Guide to the Cardpocalypse, part six: Solitaire (and the end)

What if the Cardpocalypse is so bad that you are the last person on Earth?  Will there still be a use for that fancy-schmancy pristine Kem deck you pilfered from my house because, well, you knew I had one and I’m no longer around to fight you for it?

Well… yes.

But don’t play Klondike

Klondike is the game most people think of when they think of solitaire.  It’s the one that was built into Windows since 3.1.  It’s also a terrible game.

The problem with Klondike is that the majority of deals are impossible.  I do mean majority; some estimates put the win-rate of a perfect player at something close to 4%.  Those are awful odds, and you should never play Klondike again.

You will, because it’s the one solitaire you’re pretty much guaranteed to already know, but you shouldn’t.

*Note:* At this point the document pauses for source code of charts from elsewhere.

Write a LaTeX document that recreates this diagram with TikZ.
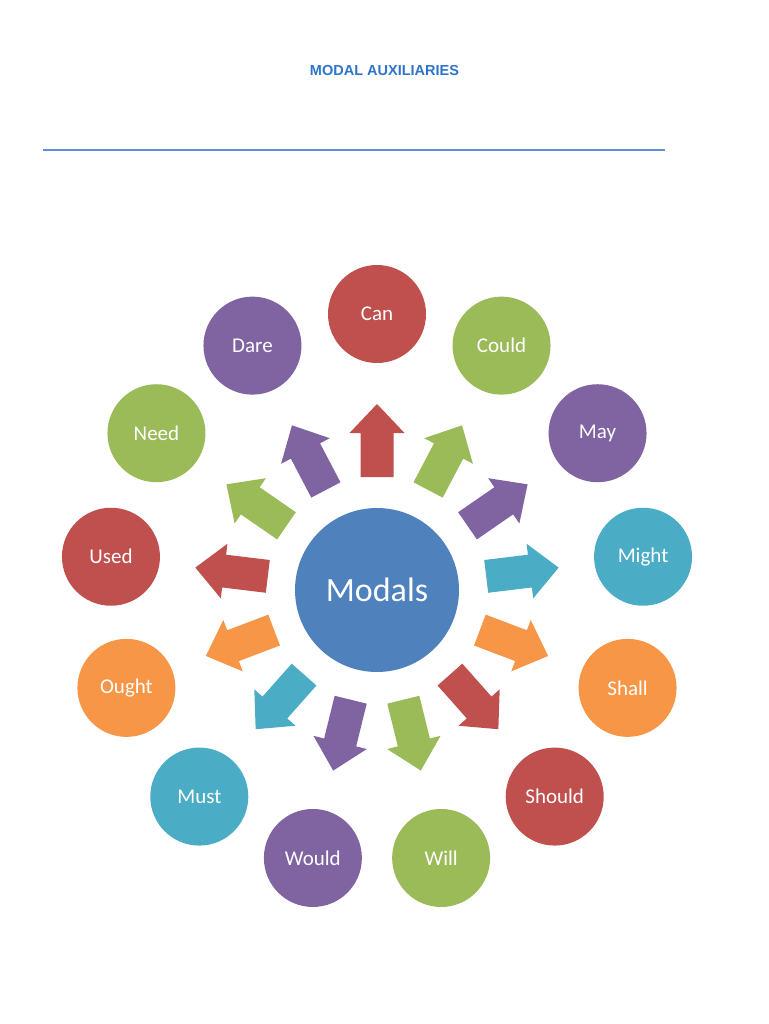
\documentclass[tikz,border=0pt]{standalone}
\usepackage{fontspec}
\setmainfont{Carlito}
\newfontfamily\titulofont{Liberation Sans}
\usetikzlibrary{calc}

\definecolor{rojo}{HTML}{C0504D}
\definecolor{verde}{HTML}{9BBB59}
\definecolor{morado}{HTML}{8064A2}
\definecolor{cian}{HTML}{4BACC6}
\definecolor{naranja}{HTML}{F79646}
\definecolor{azul}{HTML}{4F81BD}
\definecolor{azultitulo}{HTML}{2E74C8}
\definecolor{azullinea}{HTML}{5B8FD6}

\begin{document}
\begin{tikzpicture}[x=1pt, y=-1pt,
    modal/.style={circle, fill=#1, minimum size=98pt, inner sep=0pt, text=white,
        font=\fontsize{21}{24}\selectfont}]
    \useasboundingbox (0,0) rectangle (768,1024);

    % Titulo y linea horizontal
    \node[text=azultitulo, font=\titulofont\bfseries\fontsize{14.5}{17}\selectfont] (titulo) at (384.5,71) {MODAL AUXILIARIES};
    \draw[azullinea, line width=1.1pt] (43,150) -- (665,150);

    % Circulo central
    \node[modal=azul, minimum size=164pt, font=\fontsize{34}{40}\selectfont] (modals) at (377,590) {Modals};

    % Circulos exteriores (13 a igual angulo) y flechas
    \foreach \palabra/\col [count=\i from 0] in {Can/rojo, Could/verde, May/morado, Might/cian,
        Shall/naranja, Should/rojo, Will/verde, Would/morado, Must/cian, Ought/naranja,
        Used/rojo, Need/verde, Dare/morado}{
        \pgfmathsetmacro{\ang}{\i*360/13-90}
        \pgfmathsetmacro{\rot}{90-\i*360/13}
        \node[modal=\col] (\palabra) at ($(modals.center)+(\ang:268 and 276)$) {\palabra};
        \begin{scope}[shift={($(modals.center)+(\ang:110 and 113)$)}, rotate=\rot]
            \fill[\col] (0,-16.5) -- (44,-16.5) -- (44,-27.5) -- (73,0) -- (44,27.5) -- (44,16.5) -- (0,16.5) -- cycle;
        \end{scope}
    }

\end{tikzpicture}
\end{document}
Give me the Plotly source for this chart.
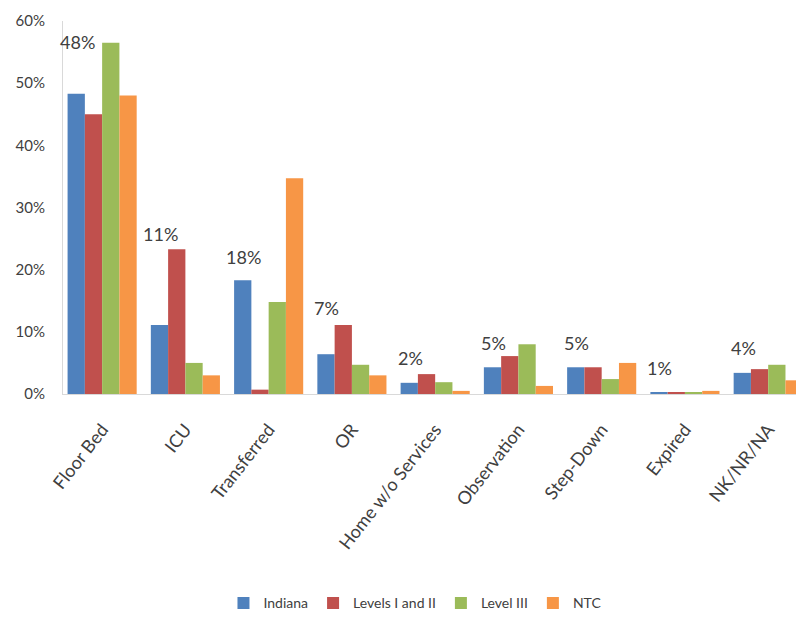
import plotly.graph_objects as go

categories = ["Floor Bed", "ICU", "Transferred", "OR", "Home w/o Services",
              "Observation", "Step-Down", "Expired", "NK/NR/NA"]
indiana = [48.3, 11.1, 18.3, 6.4, 1.8, 4.3, 4.3, 0.3, 3.4]
levels_1_2 = [45.0, 23.3, 0.7, 11.1, 3.2, 6.1, 4.3, 0.3, 4.0]
level_3 = [56.5, 5.0, 14.8, 4.7, 1.9, 8.0, 2.4, 0.3, 4.7]
ntc = [48.0, 3.0, 34.7, 3.0, 0.5, 1.3, 5.0, 0.5, 2.2]
label_text = ["48%", "11%", "18%", "7%", "2%", "5%", "5%", "1%", "4%"]
label_y = [56.7, 25.7, 22.1, 13.8, 5.8, 8.2, 8.2, 4.2, 7.4]
y_ticks = [0, 10, 20, 30, 40, 50, 60]
y_tick_text = ["0%", "10%", "20%", "30%", "40%", "50%", "60%"]

series = [("Indiana", indiana, "#4F81BD"),
          ("Levels I and II", levels_1_2, "#C0504D"),
          ("Level III", level_3, "#9BBB59"),
          ("NTC", ntc, "#F79646")]

font_family = "Lato, 'Open Sans', sans-serif"
fig = go.Figure()
for name, vals, color in series:
    fig.add_trace(go.Bar(x=categories, y=vals, name=name, marker_color=color,
                         marker_line_width=0))

for cat, txt, yv in zip(categories, label_text, label_y):
    fig.add_annotation(x=cat, y=yv, text=txt, showarrow=False, xshift=-25,
                       font=dict(size=18, color="#404040", family=font_family))

fig.update_layout(
    width=796, height=610,
    margin=dict(l=55, r=0, t=13, b=224),
    plot_bgcolor="white", paper_bgcolor="white",
    barmode="group", bargap=0.17, bargroupgap=0,
    font=dict(family=font_family, color="#404040"),
    showlegend=True,
    legend=dict(orientation="h", x=0.475, xanchor="center",
                yref="container", y=0.024, yanchor="middle",
                font=dict(size=14, color="#404040"), itemwidth=30,
                traceorder="normal"),
    xaxis=dict(tickangle=-52, tickfont=dict(size=18, color="#404040"),
               showline=True, linecolor="#D9D9D9", linewidth=1, ticks="",
               automargin=False, range=[-0.47, 8.43], ticklabelstandoff=17),
    yaxis=dict(range=[0, 60], tickvals=y_ticks, ticktext=y_tick_text,
               tickfont=dict(size=15, color="#404040"), showgrid=False,
               showline=True, linecolor="#D9D9D9", linewidth=1, ticks="",
               zeroline=False, automargin=False, ticklabelstandoff=14),
)
fig.write_html("out.html")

If you want that Klondike feel but also want to win on the regular, try Westcliff; it has 10 piles of 3 as the starting layout, allows any card to be moved to an empty column rather than just kings, and is otherwise identical to Klondike.  It also comes out something like 90% of the time with intelligent play.

The (first) other Windows solitaire is great, though

Unlike Klondike, Freecell is absolutely worth your time.  It’s a high-strategy game with very few unwinnable deals.  But just because only one in ten thousand or so deals can’t be won doesn’t mean that you will win them all; there’s a lot of tactical nuance to Freecell that means it will take some serious effort to get good at the game.  It’s time well-spent, though.  This is one of those cases where the really popular thing is also a thing that should be really popular.

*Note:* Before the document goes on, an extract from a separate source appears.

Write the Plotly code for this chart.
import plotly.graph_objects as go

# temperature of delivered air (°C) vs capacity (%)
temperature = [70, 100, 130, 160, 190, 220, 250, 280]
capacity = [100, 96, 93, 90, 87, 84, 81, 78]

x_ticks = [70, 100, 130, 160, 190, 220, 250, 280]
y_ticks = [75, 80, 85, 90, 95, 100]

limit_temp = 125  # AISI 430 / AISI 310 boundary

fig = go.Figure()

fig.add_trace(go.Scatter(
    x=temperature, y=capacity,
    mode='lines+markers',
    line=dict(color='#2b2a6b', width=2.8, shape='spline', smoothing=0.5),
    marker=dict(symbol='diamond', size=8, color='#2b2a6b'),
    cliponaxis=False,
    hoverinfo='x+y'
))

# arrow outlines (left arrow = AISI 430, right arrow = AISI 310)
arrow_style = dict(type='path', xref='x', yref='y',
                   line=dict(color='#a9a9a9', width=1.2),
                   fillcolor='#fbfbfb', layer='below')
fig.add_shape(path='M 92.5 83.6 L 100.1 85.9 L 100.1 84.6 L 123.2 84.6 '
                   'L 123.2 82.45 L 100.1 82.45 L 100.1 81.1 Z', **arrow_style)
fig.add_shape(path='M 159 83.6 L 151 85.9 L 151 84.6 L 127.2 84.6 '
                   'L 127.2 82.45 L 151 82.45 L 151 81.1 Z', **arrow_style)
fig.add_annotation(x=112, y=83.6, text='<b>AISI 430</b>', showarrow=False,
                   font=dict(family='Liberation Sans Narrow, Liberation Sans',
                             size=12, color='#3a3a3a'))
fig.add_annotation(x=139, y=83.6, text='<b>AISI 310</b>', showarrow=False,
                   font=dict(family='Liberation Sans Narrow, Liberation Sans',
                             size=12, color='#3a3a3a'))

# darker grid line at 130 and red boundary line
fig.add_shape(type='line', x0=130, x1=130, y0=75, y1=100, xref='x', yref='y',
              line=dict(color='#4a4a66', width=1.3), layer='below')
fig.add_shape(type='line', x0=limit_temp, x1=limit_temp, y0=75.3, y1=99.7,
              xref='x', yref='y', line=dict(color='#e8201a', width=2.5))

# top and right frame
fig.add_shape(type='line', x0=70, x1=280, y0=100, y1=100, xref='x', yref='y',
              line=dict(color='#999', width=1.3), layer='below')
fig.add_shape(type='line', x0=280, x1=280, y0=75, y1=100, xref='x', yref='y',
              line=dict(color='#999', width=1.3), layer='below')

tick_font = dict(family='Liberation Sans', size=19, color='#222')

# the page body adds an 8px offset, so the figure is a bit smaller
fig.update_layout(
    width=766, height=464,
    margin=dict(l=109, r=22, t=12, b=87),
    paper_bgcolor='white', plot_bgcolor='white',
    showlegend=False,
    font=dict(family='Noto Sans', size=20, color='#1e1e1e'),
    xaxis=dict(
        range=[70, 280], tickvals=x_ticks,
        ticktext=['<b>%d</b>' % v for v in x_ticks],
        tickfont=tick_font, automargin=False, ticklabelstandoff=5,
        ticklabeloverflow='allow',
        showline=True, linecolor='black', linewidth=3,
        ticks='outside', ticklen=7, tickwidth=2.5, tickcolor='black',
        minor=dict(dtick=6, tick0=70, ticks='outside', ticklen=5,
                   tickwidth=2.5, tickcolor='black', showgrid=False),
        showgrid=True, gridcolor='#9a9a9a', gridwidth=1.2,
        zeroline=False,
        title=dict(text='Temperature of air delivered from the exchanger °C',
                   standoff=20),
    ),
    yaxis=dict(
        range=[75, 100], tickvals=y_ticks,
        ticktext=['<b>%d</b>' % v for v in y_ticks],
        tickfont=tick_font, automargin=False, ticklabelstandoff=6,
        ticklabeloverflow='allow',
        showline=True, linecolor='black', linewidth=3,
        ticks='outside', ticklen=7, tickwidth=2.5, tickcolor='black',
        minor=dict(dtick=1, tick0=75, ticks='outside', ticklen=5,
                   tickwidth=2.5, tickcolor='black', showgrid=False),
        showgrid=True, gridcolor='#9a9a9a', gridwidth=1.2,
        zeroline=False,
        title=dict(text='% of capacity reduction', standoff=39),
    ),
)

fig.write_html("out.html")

(Spider is a fine game too, but it’s a bit of a mess to play with physical cards, given that it requires two decks and involves a whole lot of shifting cards around.  If you want something good in that vein, Spiderette combines Spider and Klondike into a game that’s probably better than the former and definitely better than the latter.  It comes out about 15% of the time, which is low, so be forewarned.)

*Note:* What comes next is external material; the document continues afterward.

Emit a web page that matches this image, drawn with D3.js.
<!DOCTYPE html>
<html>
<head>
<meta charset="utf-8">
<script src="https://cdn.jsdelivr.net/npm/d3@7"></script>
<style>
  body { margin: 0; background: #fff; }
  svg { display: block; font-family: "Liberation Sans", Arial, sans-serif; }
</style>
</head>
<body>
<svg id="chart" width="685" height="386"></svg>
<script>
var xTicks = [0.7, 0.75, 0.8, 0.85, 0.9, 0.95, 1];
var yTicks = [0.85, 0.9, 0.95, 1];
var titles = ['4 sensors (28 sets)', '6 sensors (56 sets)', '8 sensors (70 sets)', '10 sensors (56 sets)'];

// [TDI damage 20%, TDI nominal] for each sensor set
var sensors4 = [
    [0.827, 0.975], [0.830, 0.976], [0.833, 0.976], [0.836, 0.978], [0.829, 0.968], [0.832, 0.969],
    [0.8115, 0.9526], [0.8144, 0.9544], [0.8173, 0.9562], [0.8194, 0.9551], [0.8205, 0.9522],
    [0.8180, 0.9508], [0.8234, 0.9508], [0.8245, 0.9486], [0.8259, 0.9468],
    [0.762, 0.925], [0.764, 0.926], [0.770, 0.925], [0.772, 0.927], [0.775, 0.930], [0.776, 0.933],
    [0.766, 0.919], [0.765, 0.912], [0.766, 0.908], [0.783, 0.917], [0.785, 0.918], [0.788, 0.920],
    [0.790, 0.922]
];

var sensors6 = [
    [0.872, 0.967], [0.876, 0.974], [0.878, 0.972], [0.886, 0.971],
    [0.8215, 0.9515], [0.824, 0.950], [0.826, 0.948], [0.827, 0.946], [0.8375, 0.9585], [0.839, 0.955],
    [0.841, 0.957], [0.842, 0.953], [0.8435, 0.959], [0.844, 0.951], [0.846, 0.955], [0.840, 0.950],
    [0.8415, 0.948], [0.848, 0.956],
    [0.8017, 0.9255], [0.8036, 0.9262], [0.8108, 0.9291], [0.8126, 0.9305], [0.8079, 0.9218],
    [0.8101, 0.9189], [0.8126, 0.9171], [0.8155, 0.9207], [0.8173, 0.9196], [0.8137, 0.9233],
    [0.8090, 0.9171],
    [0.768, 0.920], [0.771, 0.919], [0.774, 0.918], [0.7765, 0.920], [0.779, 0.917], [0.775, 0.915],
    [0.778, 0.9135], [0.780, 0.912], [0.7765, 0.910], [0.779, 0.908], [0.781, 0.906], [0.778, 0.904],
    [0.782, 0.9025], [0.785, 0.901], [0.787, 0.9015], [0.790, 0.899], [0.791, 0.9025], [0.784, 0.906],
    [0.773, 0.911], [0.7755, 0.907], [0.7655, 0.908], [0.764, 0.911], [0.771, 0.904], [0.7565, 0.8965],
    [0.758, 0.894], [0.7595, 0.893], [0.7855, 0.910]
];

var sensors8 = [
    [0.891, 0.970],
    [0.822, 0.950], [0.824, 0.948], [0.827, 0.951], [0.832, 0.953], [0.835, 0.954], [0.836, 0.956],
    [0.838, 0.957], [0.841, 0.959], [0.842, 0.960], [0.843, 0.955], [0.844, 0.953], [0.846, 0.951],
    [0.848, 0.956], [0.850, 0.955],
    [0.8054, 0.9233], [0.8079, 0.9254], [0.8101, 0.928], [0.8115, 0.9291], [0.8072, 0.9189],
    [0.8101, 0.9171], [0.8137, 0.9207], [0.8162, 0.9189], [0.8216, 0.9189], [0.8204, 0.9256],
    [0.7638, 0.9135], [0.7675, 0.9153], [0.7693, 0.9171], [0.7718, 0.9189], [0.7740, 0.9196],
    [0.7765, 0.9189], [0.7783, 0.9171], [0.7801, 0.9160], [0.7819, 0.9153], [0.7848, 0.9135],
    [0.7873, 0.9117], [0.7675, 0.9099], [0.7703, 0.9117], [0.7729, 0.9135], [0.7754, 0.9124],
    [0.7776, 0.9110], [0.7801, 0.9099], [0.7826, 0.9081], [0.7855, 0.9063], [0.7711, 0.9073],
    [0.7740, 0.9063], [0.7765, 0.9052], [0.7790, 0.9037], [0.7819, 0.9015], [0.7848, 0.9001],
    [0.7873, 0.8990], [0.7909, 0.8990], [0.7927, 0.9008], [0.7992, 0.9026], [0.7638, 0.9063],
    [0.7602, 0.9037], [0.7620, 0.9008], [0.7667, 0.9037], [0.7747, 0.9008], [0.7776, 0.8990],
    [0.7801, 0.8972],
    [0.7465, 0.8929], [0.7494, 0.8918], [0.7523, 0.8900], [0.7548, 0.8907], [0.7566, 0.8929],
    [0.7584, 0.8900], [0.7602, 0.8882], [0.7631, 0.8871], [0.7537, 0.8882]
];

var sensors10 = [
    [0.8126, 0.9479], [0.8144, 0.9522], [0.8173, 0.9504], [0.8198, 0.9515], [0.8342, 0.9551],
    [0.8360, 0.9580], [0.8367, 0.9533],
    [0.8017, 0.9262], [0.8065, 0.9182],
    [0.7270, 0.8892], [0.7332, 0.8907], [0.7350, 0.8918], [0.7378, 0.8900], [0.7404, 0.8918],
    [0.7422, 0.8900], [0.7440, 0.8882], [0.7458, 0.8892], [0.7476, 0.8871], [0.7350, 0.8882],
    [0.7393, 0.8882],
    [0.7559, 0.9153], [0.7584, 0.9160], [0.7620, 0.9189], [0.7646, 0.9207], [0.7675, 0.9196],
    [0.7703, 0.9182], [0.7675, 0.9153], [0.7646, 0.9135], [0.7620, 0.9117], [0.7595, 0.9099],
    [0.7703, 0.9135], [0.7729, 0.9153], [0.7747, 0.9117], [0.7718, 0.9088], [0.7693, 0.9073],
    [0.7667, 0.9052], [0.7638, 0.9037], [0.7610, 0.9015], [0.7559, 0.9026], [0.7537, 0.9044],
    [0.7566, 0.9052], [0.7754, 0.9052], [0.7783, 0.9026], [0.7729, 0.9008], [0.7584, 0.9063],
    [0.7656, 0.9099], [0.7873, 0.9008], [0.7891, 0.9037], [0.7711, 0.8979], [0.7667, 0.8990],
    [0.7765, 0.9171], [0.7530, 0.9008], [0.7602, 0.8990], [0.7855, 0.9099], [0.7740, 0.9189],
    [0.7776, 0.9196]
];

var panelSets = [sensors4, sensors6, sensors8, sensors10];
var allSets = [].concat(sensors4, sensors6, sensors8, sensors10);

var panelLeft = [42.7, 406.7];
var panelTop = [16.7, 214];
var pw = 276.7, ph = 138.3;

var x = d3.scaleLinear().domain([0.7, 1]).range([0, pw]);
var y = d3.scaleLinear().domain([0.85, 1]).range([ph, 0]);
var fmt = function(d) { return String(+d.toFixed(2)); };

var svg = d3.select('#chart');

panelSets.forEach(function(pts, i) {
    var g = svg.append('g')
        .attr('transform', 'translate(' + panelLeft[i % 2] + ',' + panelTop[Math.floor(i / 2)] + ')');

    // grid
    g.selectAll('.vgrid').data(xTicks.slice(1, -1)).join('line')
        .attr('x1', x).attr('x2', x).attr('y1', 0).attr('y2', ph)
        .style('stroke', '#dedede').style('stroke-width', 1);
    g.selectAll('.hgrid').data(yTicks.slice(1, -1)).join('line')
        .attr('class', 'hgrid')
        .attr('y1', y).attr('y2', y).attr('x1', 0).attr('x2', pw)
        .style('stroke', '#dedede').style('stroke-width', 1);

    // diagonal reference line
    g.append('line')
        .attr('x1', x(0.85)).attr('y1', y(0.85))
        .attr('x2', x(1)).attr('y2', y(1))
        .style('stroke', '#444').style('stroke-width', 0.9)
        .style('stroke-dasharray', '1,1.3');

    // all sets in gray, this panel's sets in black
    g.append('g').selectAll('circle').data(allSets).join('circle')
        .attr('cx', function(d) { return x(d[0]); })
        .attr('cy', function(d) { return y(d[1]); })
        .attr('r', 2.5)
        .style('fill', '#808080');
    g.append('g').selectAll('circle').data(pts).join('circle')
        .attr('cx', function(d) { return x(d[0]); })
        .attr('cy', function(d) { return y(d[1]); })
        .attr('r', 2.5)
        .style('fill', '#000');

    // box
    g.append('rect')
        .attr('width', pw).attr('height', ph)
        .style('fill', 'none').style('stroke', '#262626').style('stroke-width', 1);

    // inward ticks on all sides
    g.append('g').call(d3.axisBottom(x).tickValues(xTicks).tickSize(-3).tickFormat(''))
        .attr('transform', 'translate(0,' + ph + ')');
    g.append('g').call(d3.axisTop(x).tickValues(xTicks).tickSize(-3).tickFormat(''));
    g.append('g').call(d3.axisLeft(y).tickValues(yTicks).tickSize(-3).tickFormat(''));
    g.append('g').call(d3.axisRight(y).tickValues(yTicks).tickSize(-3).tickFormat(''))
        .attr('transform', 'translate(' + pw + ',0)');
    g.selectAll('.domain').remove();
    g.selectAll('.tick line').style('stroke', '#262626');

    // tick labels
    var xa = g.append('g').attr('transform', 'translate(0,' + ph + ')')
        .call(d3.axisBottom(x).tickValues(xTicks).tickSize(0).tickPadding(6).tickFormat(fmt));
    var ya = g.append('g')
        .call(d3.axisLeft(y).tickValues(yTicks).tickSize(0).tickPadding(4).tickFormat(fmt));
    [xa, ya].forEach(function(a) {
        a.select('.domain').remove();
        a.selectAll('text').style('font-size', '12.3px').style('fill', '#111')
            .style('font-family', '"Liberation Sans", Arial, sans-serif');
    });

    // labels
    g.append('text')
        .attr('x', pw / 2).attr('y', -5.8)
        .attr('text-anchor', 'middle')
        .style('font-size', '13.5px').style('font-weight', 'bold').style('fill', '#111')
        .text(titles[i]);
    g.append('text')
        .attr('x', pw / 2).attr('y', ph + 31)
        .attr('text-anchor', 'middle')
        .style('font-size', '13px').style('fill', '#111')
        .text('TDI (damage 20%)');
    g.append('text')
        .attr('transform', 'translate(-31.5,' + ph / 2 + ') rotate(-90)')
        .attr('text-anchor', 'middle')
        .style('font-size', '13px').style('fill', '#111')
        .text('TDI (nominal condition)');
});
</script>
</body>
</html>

File this one under “pretty good”

Bisley is a neat, simple one-deck solitaire that allows you to build on a pair of foundations for each suit rather than the typical one.  It’s pretty high-skill with a reasonably high solvable probability (probably in the one-in-four range), and it also happens to be really easy to intuit if you’ve played other solitaires before, something that takes a while in a game like Freecell.

An appropriate, kablooey-ey ending

David Parlett is a fascinating man, having invented quite a few excellent games such as Ninety-Nine, seen here earlier.  He also edited an excellent book on solitaires, which I keep handy because I’m a huge nerd.  It includes several games of his own devising.  One of the better ones is Black Hole, a game all about eliminating cards by bobbing up and down… or something like that.  Someone did the math and determined that almost 90 percent of the deals are winnable, so, y’know, that’s on you if you don’t succeed.  (He also has a Freecell variant called Penguin that’s supposedly pretty good, but I don’t know why you wouldn’t just play Freecell instead.)

And, as with the utter end of a bright shining star that a black hole represents–yes, I know it was probably a red giant and not actually that bright beforehand, you shush you–we also come to the utter end of this Guide to the Cardpocalypse.  Hopefully you’ve learned a few new games to break out at the table, or at least have some pointers to explore when you’re wondering what else you can do with that thin stack of pasteboard… or plastic, of course, if you’re doing it right.  I love cards, and I hope you do, or will, too.

8 thoughts on “Guide to the Cardpocalypse, part six: Solitaire (and the end)”

  1. ”that almost percent of” <– inquiring minds want to know the percentage…?

    Also, it is the bright blue gas giants and similar stars that are more likely to end their lives in supernovas. The conventional wisdom is stars with more than about 25 solar masses, although there is still a lot of uncertainty about that (https://arxiv.org/abs/astro-ph/0611589). AIUI, Red dwarfs are more likely to be a late stage star of about 1 solar mass, and unlikely to have enough mass to result in a supernova. I'll take my shooshing and return to the corner of the Internet, now.

    1. It’s ninety. Fixed.

      I won’t fix the star bit, though, because if my copy/memories of National Geographic’s Our Universe that I carried around with me religiously as a kid is wrong, I don’t want to be right.

  2. I thoroughly enjoyed this series and definitely picked up a few new games to try (in particular, Preference, Spite and Malice, and Bartok, which, as a Nomic fan, I’m frustrated that I haven’t come across).

    Thank you for writing this!

    1. Glad you liked the series! If it gets even a couple of people to try a few new games, it’ll have served its purpose.